Rows from a dataset of charts and code>
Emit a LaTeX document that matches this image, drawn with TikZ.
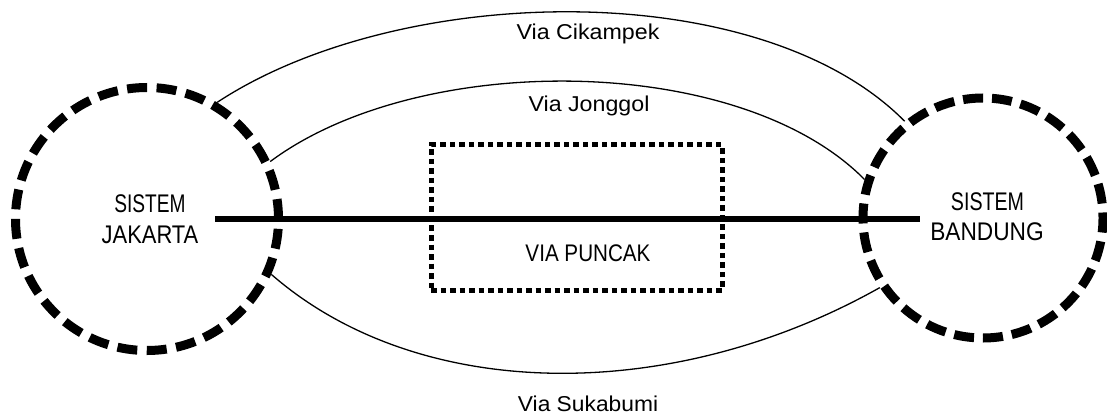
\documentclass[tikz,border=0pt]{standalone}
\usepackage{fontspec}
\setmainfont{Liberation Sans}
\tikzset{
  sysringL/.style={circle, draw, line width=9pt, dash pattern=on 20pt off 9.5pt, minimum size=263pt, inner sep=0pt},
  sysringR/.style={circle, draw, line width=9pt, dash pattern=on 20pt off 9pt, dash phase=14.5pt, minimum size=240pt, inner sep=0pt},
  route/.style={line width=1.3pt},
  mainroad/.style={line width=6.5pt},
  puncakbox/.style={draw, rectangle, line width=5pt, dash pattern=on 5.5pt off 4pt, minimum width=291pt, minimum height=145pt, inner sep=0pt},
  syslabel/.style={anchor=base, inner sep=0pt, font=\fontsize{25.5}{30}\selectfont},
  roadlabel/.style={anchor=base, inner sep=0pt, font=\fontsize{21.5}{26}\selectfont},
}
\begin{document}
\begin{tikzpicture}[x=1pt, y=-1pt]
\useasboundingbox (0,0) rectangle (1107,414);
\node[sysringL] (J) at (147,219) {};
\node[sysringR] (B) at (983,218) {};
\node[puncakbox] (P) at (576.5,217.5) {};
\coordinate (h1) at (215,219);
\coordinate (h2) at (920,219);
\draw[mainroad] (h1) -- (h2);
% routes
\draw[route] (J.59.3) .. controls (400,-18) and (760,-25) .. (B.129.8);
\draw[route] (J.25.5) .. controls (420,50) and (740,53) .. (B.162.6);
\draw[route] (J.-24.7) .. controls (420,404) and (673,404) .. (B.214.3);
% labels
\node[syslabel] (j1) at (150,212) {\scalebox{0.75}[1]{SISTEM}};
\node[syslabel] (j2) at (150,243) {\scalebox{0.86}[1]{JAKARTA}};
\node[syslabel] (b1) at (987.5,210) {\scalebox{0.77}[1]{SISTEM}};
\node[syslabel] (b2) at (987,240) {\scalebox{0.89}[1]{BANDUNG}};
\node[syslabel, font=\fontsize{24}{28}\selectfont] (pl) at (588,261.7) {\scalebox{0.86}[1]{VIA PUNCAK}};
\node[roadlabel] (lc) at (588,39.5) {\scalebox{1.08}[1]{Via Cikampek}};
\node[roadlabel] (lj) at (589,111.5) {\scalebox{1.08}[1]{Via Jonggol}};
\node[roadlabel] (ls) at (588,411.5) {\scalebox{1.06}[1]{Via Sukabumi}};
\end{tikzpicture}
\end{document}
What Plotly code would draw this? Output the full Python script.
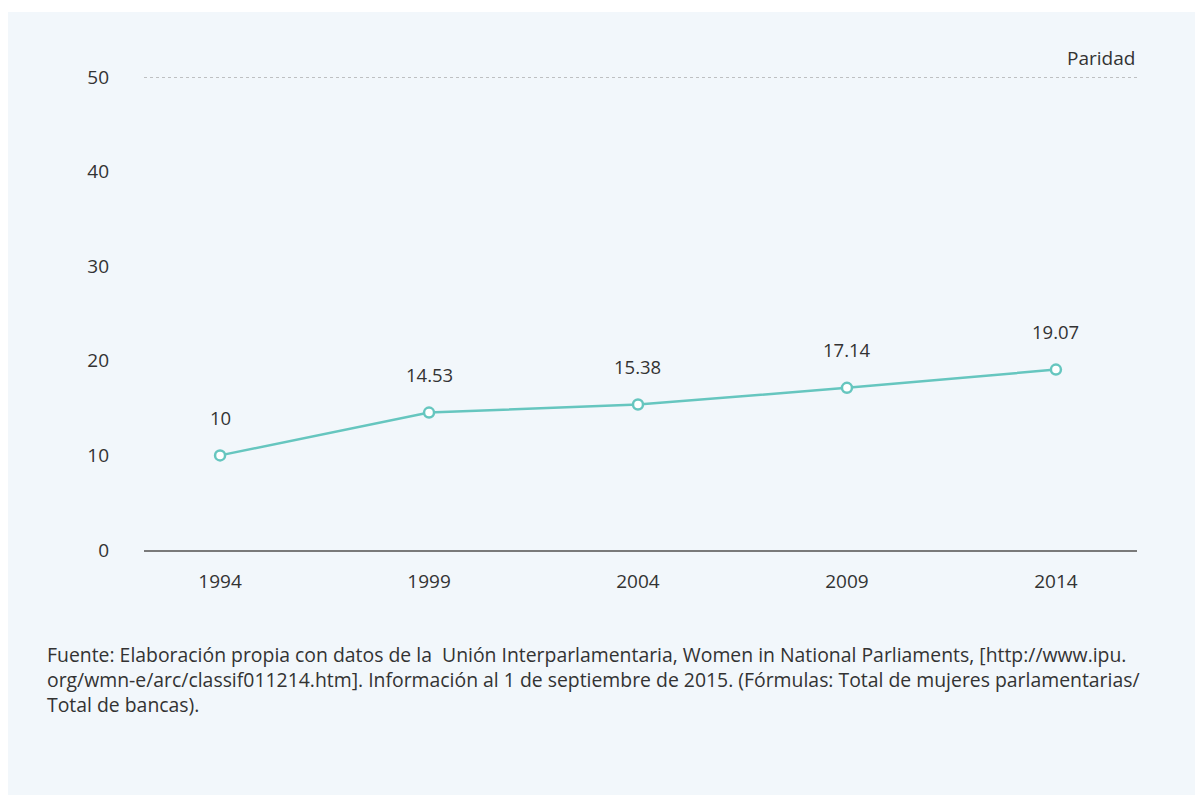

Task details> Read the entries and select each line where the word "this" is found.

Written response>
Emit a LaTeX document that matches this image, drawn with TikZ.
What Plotly code would draw this? Output the full Python script.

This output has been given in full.